=== Task ===
All of the lines below are to be printed again exactly; images are excluded from the output.

-=-=-

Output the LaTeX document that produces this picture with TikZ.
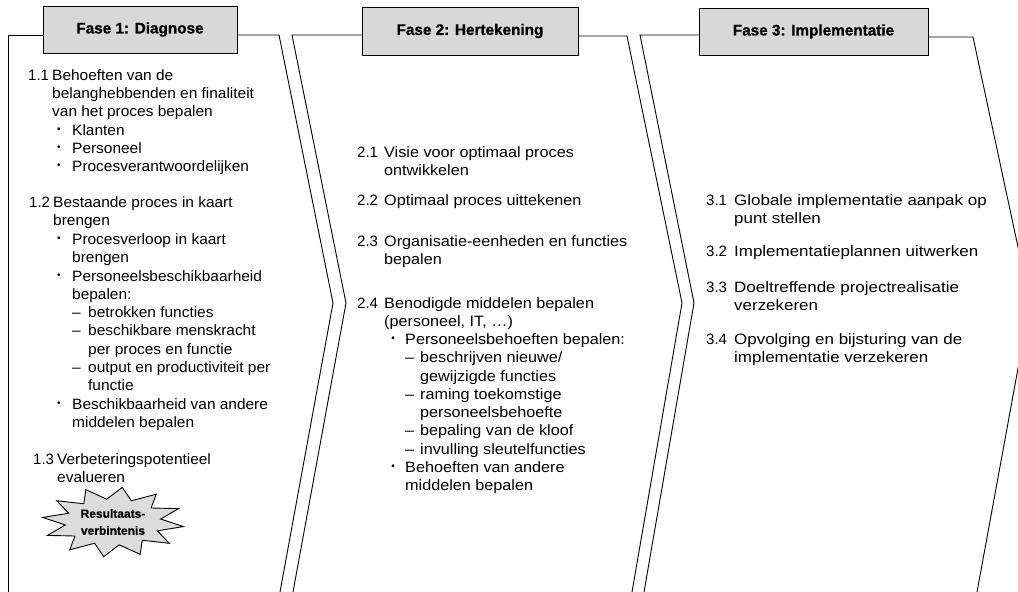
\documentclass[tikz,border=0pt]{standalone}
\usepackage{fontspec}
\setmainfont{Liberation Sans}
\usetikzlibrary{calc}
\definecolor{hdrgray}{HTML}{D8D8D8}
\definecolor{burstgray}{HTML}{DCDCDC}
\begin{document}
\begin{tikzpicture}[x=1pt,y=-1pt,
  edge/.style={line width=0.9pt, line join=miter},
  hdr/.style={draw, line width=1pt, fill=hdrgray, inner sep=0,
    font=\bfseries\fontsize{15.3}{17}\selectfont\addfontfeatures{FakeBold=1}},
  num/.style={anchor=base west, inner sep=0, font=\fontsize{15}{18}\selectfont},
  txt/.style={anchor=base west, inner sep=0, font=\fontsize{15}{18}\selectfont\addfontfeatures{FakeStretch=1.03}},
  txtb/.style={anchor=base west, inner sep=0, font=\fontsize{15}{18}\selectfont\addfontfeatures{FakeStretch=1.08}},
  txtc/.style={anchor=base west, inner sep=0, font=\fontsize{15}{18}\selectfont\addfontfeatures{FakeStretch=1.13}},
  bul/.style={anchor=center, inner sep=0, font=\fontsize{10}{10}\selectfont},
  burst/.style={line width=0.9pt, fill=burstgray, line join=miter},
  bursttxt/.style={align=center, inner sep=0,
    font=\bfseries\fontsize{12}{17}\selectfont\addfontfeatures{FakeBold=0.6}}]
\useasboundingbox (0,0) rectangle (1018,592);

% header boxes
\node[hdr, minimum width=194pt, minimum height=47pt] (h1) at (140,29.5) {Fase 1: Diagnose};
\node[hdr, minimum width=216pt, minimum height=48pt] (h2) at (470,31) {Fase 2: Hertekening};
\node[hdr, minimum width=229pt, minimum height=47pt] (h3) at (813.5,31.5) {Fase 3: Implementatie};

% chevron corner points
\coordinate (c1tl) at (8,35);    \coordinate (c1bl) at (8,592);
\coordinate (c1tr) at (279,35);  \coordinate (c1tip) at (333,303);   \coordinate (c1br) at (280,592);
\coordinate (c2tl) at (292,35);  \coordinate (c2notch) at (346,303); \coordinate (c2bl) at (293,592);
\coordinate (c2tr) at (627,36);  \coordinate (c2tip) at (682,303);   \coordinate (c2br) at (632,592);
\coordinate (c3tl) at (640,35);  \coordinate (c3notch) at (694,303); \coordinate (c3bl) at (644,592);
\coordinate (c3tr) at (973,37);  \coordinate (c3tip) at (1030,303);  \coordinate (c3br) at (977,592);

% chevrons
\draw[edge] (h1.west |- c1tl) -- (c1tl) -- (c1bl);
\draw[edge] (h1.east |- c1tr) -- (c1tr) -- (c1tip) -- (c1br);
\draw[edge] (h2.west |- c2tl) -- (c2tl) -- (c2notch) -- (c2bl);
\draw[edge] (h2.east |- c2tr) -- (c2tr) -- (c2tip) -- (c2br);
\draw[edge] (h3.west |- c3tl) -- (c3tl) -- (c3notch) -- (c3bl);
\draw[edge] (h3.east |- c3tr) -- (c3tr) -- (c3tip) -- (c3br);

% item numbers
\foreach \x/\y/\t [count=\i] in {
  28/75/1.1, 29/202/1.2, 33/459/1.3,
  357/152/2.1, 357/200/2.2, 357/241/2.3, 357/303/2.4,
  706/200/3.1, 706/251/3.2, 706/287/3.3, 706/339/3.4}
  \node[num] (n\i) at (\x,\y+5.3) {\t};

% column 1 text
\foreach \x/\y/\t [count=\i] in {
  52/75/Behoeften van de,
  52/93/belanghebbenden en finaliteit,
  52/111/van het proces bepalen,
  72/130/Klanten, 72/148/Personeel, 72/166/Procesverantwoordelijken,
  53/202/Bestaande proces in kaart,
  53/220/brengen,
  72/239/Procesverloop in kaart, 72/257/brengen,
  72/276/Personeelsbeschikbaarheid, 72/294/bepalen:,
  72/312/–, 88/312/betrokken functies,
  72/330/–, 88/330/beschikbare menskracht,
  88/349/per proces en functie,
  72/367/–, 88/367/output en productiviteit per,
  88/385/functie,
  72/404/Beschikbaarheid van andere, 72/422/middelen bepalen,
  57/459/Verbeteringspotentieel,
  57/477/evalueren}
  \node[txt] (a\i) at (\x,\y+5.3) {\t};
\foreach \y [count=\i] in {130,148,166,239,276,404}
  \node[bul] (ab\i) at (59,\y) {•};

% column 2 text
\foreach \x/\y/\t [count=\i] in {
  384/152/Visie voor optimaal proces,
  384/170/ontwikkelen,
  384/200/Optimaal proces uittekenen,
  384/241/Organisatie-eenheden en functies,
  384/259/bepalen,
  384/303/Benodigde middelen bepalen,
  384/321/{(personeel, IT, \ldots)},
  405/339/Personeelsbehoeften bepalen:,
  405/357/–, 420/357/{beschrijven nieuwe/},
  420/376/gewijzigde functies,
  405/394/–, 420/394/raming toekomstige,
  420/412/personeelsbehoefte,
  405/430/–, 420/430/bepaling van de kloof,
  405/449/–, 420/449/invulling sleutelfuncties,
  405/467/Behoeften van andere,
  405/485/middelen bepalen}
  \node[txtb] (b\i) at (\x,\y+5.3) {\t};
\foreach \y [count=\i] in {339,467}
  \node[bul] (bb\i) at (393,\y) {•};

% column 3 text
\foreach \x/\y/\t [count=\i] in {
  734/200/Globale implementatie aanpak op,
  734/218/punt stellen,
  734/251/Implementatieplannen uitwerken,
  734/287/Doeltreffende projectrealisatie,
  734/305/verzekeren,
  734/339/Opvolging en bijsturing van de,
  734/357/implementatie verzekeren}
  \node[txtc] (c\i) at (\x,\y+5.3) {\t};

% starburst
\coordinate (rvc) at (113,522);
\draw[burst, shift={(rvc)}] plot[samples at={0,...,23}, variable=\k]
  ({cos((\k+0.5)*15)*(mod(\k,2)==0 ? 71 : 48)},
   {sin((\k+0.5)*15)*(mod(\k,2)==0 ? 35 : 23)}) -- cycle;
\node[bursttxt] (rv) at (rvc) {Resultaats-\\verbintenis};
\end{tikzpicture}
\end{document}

-=-=-

=== Answer ===
Output the LaTeX document that produces this picture with TikZ.
\documentclass[tikz,border=0pt]{standalone}
\usepackage{fontspec}
\setmainfont{Liberation Sans}
\usetikzlibrary{calc}
\definecolor{hdrgray}{HTML}{D8D8D8}
\definecolor{burstgray}{HTML}{DCDCDC}
\begin{document}
\begin{tikzpicture}[x=1pt,y=-1pt,
  edge/.style={line width=0.9pt, line join=miter},
  hdr/.style={draw, line width=1pt, fill=hdrgray, inner sep=0,
    font=\bfseries\fontsize{15.3}{17}\selectfont\addfontfeatures{FakeBold=1}},
  num/.style={anchor=base west, inner sep=0, font=\fontsize{15}{18}\selectfont},
  txt/.style={anchor=base west, inner sep=0, font=\fontsize{15}{18}\selectfont\addfontfeatures{FakeStretch=1.03}},
  txtb/.style={anchor=base west, inner sep=0, font=\fontsize{15}{18}\selectfont\addfontfeatures{FakeStretch=1.08}},
  txtc/.style={anchor=base west, inner sep=0, font=\fontsize{15}{18}\selectfont\addfontfeatures{FakeStretch=1.13}},
  bul/.style={anchor=center, inner sep=0, font=\fontsize{10}{10}\selectfont},
  burst/.style={line width=0.9pt, fill=burstgray, line join=miter},
  bursttxt/.style={align=center, inner sep=0,
    font=\bfseries\fontsize{12}{17}\selectfont\addfontfeatures{FakeBold=0.6}}]
\useasboundingbox (0,0) rectangle (1018,592);

% header boxes
\node[hdr, minimum width=194pt, minimum height=47pt] (h1) at (140,29.5) {Fase 1: Diagnose};
\node[hdr, minimum width=216pt, minimum height=48pt] (h2) at (470,31) {Fase 2: Hertekening};
\node[hdr, minimum width=229pt, minimum height=47pt] (h3) at (813.5,31.5) {Fase 3: Implementatie};

% chevron corner points
\coordinate (c1tl) at (8,35);    \coordinate (c1bl) at (8,592);
\coordinate (c1tr) at (279,35);  \coordinate (c1tip) at (333,303);   \coordinate (c1br) at (280,592);
\coordinate (c2tl) at (292,35);  \coordinate (c2notch) at (346,303); \coordinate (c2bl) at (293,592);
\coordinate (c2tr) at (627,36);  \coordinate (c2tip) at (682,303);   \coordinate (c2br) at (632,592);
\coordinate (c3tl) at (640,35);  \coordinate (c3notch) at (694,303); \coordinate (c3bl) at (644,592);
\coordinate (c3tr) at (973,37);  \coordinate (c3tip) at (1030,303);  \coordinate (c3br) at (977,592);

% chevrons
\draw[edge] (h1.west |- c1tl) -- (c1tl) -- (c1bl);
\draw[edge] (h1.east |- c1tr) -- (c1tr) -- (c1tip) -- (c1br);
\draw[edge] (h2.west |- c2tl) -- (c2tl) -- (c2notch) -- (c2bl);
\draw[edge] (h2.east |- c2tr) -- (c2tr) -- (c2tip) -- (c2br);
\draw[edge] (h3.west |- c3tl) -- (c3tl) -- (c3notch) -- (c3bl);
\draw[edge] (h3.east |- c3tr) -- (c3tr) -- (c3tip) -- (c3br);

% item numbers
\foreach \x/\y/\t [count=\i] in {
  28/75/1.1, 29/202/1.2, 33/459/1.3,
  357/152/2.1, 357/200/2.2, 357/241/2.3, 357/303/2.4,
  706/200/3.1, 706/251/3.2, 706/287/3.3, 706/339/3.4}
  \node[num] (n\i) at (\x,\y+5.3) {\t};

% column 1 text
\foreach \x/\y/\t [count=\i] in {
  52/75/Behoeften van de,
  52/93/belanghebbenden en finaliteit,
  52/111/van het proces bepalen,
  72/130/Klanten, 72/148/Personeel, 72/166/Procesverantwoordelijken,
  53/202/Bestaande proces in kaart,
  53/220/brengen,
  72/239/Procesverloop in kaart, 72/257/brengen,
  72/276/Personeelsbeschikbaarheid, 72/294/bepalen:,
  72/312/–, 88/312/betrokken functies,
  72/330/–, 88/330/beschikbare menskracht,
  88/349/per proces en functie,
  72/367/–, 88/367/output en productiviteit per,
  88/385/functie,
  72/404/Beschikbaarheid van andere, 72/422/middelen bepalen,
  57/459/Verbeteringspotentieel,
  57/477/evalueren}
  \node[txt] (a\i) at (\x,\y+5.3) {\t};
\foreach \y [count=\i] in {130,148,166,239,276,404}
  \node[bul] (ab\i) at (59,\y) {•};

% column 2 text
\foreach \x/\y/\t [count=\i] in {
  384/152/Visie voor optimaal proces,
  384/170/ontwikkelen,
  384/200/Optimaal proces uittekenen,
  384/241/Organisatie-eenheden en functies,
  384/259/bepalen,
  384/303/Benodigde middelen bepalen,
  384/321/{(personeel, IT, \ldots)},
  405/339/Personeelsbehoeften bepalen:,
  405/357/–, 420/357/{beschrijven nieuwe/},
  420/376/gewijzigde functies,
  405/394/–, 420/394/raming toekomstige,
  420/412/personeelsbehoefte,
  405/430/–, 420/430/bepaling van de kloof,
  405/449/–, 420/449/invulling sleutelfuncties,
  405/467/Behoeften van andere,
  405/485/middelen bepalen}
  \node[txtb] (b\i) at (\x,\y+5.3) {\t};
\foreach \y [count=\i] in {339,467}
  \node[bul] (bb\i) at (393,\y) {•};

% column 3 text
\foreach \x/\y/\t [count=\i] in {
  734/200/Globale implementatie aanpak op,
  734/218/punt stellen,
  734/251/Implementatieplannen uitwerken,
  734/287/Doeltreffende projectrealisatie,
  734/305/verzekeren,
  734/339/Opvolging en bijsturing van de,
  734/357/implementatie verzekeren}
  \node[txtc] (c\i) at (\x,\y+5.3) {\t};

% starburst
\coordinate (rvc) at (113,522);
\draw[burst, shift={(rvc)}] plot[samples at={0,...,23}, variable=\k]
  ({cos((\k+0.5)*15)*(mod(\k,2)==0 ? 71 : 48)},
   {sin((\k+0.5)*15)*(mod(\k,2)==0 ? 35 : 23)}) -- cycle;
\node[bursttxt] (rv) at (rvc) {Resultaats-\\verbintenis};
\end{tikzpicture}
\end{document}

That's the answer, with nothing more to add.